> [Task goal] Look through the data below. Collect every line where the word "seaborn" occurs.

++++

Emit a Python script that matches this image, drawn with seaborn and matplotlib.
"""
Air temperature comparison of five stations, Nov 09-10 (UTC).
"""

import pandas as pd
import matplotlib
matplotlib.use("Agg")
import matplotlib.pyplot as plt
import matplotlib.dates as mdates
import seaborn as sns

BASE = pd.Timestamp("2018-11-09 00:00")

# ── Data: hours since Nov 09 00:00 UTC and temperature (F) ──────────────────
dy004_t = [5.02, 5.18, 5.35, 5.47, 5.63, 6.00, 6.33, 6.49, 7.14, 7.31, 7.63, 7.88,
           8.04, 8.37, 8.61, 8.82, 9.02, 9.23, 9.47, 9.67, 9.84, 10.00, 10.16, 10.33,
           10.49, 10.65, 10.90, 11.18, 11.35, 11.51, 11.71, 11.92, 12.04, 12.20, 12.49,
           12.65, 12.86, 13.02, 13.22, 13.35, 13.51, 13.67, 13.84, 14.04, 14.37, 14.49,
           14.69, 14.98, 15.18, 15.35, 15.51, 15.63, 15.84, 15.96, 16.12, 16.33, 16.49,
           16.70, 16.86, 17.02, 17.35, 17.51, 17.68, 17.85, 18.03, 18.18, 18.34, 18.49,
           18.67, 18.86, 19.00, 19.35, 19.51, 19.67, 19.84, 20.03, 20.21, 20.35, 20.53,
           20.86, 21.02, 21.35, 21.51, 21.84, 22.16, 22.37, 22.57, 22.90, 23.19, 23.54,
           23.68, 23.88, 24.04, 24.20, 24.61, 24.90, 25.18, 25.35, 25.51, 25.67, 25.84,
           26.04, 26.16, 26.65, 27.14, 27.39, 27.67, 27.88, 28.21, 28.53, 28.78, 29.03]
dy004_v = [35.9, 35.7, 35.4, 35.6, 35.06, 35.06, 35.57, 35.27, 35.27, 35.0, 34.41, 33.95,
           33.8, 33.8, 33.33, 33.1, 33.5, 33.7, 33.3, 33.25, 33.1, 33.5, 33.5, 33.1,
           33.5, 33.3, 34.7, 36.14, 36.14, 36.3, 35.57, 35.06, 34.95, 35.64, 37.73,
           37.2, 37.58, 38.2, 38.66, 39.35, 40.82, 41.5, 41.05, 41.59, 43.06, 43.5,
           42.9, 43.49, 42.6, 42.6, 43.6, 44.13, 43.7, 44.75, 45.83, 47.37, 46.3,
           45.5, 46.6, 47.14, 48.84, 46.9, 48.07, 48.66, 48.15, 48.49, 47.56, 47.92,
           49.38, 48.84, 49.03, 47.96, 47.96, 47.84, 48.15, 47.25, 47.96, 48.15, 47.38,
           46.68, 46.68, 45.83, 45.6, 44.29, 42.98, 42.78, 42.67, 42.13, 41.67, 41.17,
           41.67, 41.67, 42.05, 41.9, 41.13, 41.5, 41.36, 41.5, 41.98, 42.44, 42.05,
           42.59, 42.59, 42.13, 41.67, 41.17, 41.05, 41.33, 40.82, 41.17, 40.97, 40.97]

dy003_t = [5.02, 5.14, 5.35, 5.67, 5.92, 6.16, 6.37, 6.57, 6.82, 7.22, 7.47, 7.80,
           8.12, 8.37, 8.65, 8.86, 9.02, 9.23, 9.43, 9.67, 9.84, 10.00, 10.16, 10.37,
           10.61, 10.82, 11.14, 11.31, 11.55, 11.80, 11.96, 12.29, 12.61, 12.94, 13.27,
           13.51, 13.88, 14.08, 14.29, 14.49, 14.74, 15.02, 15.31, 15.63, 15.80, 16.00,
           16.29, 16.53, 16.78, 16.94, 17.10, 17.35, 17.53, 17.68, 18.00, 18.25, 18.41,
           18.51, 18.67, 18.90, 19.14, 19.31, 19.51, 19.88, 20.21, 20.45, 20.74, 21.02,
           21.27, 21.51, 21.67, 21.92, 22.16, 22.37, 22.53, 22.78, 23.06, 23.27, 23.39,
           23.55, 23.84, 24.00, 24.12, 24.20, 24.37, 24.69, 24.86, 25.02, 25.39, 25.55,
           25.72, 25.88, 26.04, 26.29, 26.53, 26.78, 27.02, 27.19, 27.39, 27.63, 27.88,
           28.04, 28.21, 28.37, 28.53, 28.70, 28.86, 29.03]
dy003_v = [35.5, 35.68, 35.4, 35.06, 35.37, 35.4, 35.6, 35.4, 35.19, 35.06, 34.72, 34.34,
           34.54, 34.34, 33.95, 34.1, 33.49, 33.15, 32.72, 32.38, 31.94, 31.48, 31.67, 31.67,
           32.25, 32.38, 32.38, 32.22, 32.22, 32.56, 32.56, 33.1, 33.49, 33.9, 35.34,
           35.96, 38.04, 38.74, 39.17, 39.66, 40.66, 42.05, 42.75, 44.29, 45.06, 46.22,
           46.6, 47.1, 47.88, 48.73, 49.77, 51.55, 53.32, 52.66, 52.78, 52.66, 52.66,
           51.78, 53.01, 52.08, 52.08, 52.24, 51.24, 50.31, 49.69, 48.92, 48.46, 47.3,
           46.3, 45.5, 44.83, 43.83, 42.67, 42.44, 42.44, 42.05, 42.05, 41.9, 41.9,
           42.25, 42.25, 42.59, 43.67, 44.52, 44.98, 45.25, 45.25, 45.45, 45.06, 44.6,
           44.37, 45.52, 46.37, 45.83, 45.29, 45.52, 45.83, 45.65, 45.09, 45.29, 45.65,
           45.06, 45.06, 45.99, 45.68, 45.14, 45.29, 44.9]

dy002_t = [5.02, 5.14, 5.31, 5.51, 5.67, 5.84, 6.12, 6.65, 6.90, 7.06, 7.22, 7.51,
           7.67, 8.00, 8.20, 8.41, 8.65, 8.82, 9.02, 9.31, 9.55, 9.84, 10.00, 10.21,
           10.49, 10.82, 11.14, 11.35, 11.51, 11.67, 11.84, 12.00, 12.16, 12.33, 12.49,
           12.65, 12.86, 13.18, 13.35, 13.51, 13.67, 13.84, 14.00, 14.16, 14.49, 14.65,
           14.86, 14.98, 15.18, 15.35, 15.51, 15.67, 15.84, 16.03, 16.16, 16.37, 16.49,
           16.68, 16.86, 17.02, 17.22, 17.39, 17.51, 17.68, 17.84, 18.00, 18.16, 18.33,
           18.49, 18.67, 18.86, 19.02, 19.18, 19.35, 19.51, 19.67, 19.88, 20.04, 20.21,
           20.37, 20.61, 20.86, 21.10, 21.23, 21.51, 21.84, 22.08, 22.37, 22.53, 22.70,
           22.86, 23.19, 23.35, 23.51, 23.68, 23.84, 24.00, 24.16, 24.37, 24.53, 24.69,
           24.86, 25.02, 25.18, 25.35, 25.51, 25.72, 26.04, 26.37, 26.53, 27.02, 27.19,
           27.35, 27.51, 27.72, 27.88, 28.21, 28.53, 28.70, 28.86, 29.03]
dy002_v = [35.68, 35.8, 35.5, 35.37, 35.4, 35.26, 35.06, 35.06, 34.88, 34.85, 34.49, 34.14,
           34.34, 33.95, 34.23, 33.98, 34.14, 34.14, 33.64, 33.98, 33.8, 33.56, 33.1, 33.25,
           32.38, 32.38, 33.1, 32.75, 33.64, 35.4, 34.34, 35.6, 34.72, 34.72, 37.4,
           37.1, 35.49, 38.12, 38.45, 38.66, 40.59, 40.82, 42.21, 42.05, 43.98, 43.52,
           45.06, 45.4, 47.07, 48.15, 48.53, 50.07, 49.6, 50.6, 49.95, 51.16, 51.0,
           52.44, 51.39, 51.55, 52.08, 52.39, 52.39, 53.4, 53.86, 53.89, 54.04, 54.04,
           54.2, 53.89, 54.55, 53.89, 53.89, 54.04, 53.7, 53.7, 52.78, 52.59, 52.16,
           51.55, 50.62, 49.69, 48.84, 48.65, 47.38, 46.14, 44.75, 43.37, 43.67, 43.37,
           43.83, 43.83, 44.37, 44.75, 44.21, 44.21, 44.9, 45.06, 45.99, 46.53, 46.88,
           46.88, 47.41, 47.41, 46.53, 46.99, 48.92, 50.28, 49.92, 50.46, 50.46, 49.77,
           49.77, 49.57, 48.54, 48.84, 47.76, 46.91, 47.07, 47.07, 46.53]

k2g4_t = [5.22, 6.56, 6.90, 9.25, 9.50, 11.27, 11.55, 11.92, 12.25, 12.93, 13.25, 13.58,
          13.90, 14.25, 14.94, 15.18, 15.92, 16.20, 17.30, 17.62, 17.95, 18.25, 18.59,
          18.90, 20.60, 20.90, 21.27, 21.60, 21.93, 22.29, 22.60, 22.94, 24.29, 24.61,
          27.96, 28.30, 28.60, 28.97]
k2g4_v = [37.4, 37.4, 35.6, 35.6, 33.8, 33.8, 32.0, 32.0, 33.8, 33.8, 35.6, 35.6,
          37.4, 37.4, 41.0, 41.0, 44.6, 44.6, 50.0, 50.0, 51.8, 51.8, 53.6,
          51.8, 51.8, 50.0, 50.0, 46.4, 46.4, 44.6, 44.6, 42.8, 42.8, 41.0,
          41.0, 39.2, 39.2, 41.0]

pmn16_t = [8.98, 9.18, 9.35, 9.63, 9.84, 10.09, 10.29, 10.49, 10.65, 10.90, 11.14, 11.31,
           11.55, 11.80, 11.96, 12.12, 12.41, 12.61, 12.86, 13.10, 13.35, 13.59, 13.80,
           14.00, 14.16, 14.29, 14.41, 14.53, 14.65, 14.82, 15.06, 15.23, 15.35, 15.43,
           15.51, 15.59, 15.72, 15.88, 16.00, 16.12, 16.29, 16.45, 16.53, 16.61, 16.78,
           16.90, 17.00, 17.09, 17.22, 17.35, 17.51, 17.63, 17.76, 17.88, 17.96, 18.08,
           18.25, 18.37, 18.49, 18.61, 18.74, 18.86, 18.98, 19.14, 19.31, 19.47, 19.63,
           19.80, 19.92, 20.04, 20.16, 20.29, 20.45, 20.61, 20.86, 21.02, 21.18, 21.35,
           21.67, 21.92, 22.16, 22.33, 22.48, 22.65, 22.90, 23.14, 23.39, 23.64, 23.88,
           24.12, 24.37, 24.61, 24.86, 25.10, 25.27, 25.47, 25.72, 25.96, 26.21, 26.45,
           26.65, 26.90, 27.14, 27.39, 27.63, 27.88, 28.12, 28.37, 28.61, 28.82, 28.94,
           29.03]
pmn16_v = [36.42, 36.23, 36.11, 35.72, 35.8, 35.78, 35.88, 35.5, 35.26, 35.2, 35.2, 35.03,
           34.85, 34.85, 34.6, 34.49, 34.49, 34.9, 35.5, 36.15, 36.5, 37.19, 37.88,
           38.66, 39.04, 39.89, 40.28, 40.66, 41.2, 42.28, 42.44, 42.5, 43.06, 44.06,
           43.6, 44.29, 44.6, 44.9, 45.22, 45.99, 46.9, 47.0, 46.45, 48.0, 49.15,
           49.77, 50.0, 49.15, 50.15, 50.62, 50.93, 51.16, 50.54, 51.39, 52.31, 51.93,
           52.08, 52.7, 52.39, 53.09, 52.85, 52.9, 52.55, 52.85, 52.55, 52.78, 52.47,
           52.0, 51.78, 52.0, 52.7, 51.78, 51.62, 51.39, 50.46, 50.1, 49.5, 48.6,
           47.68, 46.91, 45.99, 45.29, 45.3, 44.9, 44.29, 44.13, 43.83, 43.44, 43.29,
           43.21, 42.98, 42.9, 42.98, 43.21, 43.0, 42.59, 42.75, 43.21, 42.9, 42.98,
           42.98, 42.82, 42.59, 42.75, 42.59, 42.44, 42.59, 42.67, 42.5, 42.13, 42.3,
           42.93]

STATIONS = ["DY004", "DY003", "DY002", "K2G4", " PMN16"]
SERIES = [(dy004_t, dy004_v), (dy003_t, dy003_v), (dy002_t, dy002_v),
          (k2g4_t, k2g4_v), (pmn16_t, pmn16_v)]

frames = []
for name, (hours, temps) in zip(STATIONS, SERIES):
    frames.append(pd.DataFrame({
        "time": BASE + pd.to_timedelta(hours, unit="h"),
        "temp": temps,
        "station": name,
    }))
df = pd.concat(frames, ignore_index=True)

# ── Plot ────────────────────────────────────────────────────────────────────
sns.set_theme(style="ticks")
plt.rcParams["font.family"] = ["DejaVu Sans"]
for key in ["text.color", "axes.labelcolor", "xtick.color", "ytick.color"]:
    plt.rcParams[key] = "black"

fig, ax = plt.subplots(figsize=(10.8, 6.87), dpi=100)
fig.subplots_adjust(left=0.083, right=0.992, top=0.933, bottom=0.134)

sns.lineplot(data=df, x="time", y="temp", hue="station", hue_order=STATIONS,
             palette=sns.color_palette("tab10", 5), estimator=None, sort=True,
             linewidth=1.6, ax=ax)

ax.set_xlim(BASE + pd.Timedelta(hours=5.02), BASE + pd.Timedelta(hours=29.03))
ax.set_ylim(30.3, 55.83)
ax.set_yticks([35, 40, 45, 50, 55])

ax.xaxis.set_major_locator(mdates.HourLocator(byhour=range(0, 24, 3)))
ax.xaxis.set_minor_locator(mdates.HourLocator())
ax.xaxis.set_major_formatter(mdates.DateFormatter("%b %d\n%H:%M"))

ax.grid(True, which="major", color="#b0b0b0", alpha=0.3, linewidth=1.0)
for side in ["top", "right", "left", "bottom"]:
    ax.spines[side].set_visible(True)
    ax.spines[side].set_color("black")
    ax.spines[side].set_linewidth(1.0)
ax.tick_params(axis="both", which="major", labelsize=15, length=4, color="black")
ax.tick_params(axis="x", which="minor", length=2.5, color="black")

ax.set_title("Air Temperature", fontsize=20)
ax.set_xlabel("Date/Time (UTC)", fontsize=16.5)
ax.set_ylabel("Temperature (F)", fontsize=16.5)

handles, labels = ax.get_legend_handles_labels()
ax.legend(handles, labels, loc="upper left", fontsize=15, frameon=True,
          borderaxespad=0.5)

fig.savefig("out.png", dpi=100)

++++

> [Problem solution]
Emit a Python script that matches this image, drawn with seaborn and matplotlib.
import seaborn as sns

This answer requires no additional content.